- Set exercise -
Beginning with the first line, set down every line through the one containing "ax.axhline(g, color='black', lw=1.0, zorder=1)", exactly as it appears, but not the pictures.

-- BEGIN --

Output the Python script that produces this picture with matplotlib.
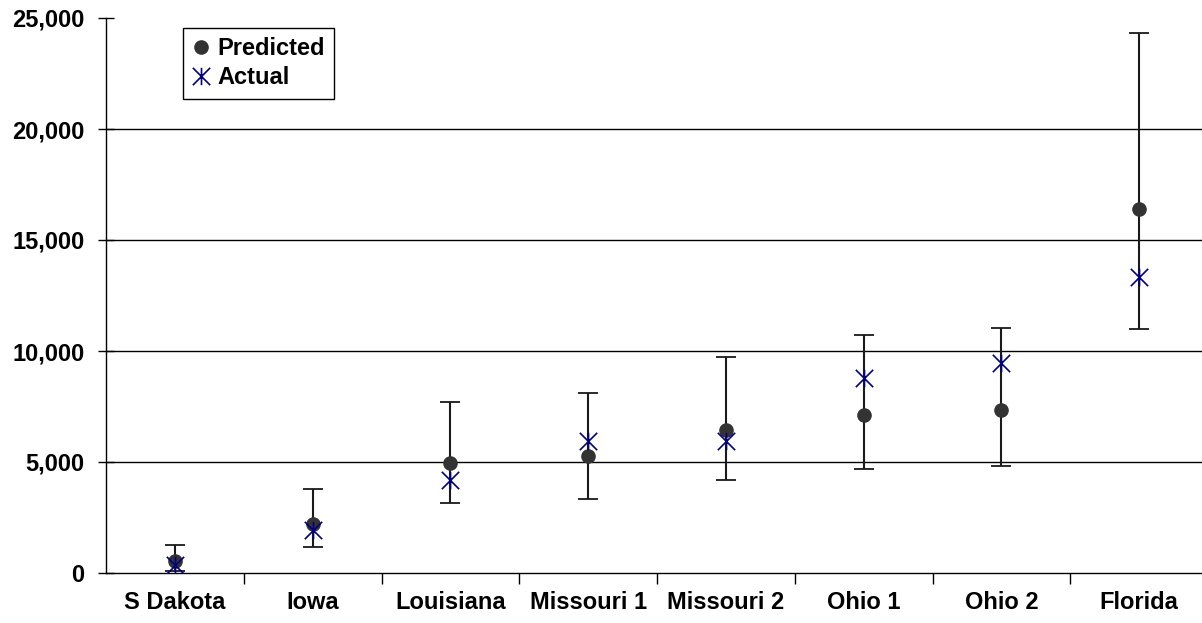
import matplotlib
matplotlib.use("Agg")
import matplotlib.pyplot as plt
from matplotlib.path import Path
from matplotlib.lines import Line2D
import numpy as np

plt.rcParams['font.family'] = ['Liberation Sans', 'DejaVu Sans']
plt.rcParams['font.weight'] = 'bold'

sites = ["S Dakota", "Iowa", "Louisiana", "Missouri 1", "Missouri 2",
         "Ohio 1", "Ohio 2", "Florida"]
predicted = [560, 2200, 4970, 5270, 6420, 7110, 7340, 16400]
actual = [380, 1940, 4190, 5960, 5950, 8800, 9460, 13350]
interval_low = [100, 1190, 3150, 3330, 4190, 4670, 4830, 10990]
interval_high = [1260, 3770, 7700, 8110, 9730, 10720, 11020, 24340]
y_ticks = [0, 5000, 10000, 15000, 20000, 25000]

# asterisk-like marker: an X crossed by a vertical stroke
star = Path(
    [(-1, -1), (1, 1), (-1, 1), (1, -1), (0, -1), (0, 1)],
    [Path.MOVETO, Path.LINETO, Path.MOVETO, Path.LINETO, Path.MOVETO, Path.LINETO],
)

FS = 17

fig = plt.figure(figsize=(12.02, 6.23), dpi=100)
ax = fig.add_axes([106 / 1202, 50 / 623, 1102 / 1202, 555 / 623])

x = np.arange(len(sites))
pred = np.array(predicted)
yerr = np.vstack([pred - np.array(interval_low), np.array(interval_high) - pred])

for g in y_ticks[1:-1]:
    ax.axhline(g, color='black', lw=1.0, zorder=1)

ax.errorbar(x, pred, yerr=yerr, fmt='none', ecolor='#1a1a1a', elinewidth=1.5,
            capsize=7, capthick=1.3, zorder=2)
ax.plot(x, pred, 'o', color='#333333', markersize=9.5, zorder=3, linestyle='none')
ax.plot(x, actual, linestyle='none', marker=star, markersize=12.5,
        markerfacecolor='none', markeredgecolor='#000080', markeredgewidth=1.2,
        zorder=4)

ax.set_xlim(-0.5, len(sites) - 0.5)
ax.set_ylim(0, 25000)
ax.set_yticks(y_ticks)
ax.set_yticklabels([f"{v:,}" for v in y_ticks], fontsize=FS, fontweight='bold')
ax.set_xticks(x)
ax.set_xticklabels(sites, fontsize=FS, fontweight='bold')
ax.set_xticks(np.arange(0.5, len(sites) - 0.5), minor=True)
ax.tick_params(axis='x', which='major', length=0, pad=13)
ax.tick_params(axis='x', which='minor', length=8, width=1, direction='out')
ax.tick_params(axis='y', which='major', length=11, width=1, direction='inout', pad=10)

for s in ['top', 'right']:
    ax.spines[s].set_visible(False)
for s in ['left', 'bottom']:
    ax.spines[s].set_color('black')
    ax.spines[s].set_linewidth(1.0)

handles = [
    Line2D([], [], linestyle='none', marker='o', color='#333333', markersize=9.5),
    Line2D([], [], linestyle='none', marker=star, markersize=12.5,
           markerfacecolor='none', markeredgecolor='#000080', markeredgewidth=1.2),
]
leg = ax.legend(handles, ["Predicted", "Actual"], loc='upper left',
                bbox_to_anchor=(77 / 1102, 545 / 555), fancybox=False,
                framealpha=1, edgecolor='black', handlelength=0.7,
                handletextpad=0.35, borderpad=0.4, labelspacing=0.25,
                borderaxespad=0, prop={'weight': 'bold', 'size': FS})
leg.get_frame().set_linewidth(1.0)

fig.savefig("out.png", dpi=100)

-- END --

- Result for this task -
Output the Python script that produces this picture with matplotlib.
import matplotlib
matplotlib.use("Agg")
import matplotlib.pyplot as plt
from matplotlib.path import Path
from matplotlib.lines import Line2D
import numpy as np

plt.rcParams['font.family'] = ['Liberation Sans', 'DejaVu Sans']
plt.rcParams['font.weight'] = 'bold'

sites = ["S Dakota", "Iowa", "Louisiana", "Missouri 1", "Missouri 2",
         "Ohio 1", "Ohio 2", "Florida"]
predicted = [560, 2200, 4970, 5270, 6420, 7110, 7340, 16400]
actual = [380, 1940, 4190, 5960, 5950, 8800, 9460, 13350]
interval_low = [100, 1190, 3150, 3330, 4190, 4670, 4830, 10990]
interval_high = [1260, 3770, 7700, 8110, 9730, 10720, 11020, 24340]
y_ticks = [0, 5000, 10000, 15000, 20000, 25000]

# asterisk-like marker: an X crossed by a vertical stroke
star = Path(
    [(-1, -1), (1, 1), (-1, 1), (1, -1), (0, -1), (0, 1)],
    [Path.MOVETO, Path.LINETO, Path.MOVETO, Path.LINETO, Path.MOVETO, Path.LINETO],
)

FS = 17

fig = plt.figure(figsize=(12.02, 6.23), dpi=100)
ax = fig.add_axes([106 / 1202, 50 / 623, 1102 / 1202, 555 / 623])

x = np.arange(len(sites))
pred = np.array(predicted)
yerr = np.vstack([pred - np.array(interval_low), np.array(interval_high) - pred])

for g in y_ticks[1:-1]:
    ax.axhline(g, color='black', lw=1.0, zorder=1)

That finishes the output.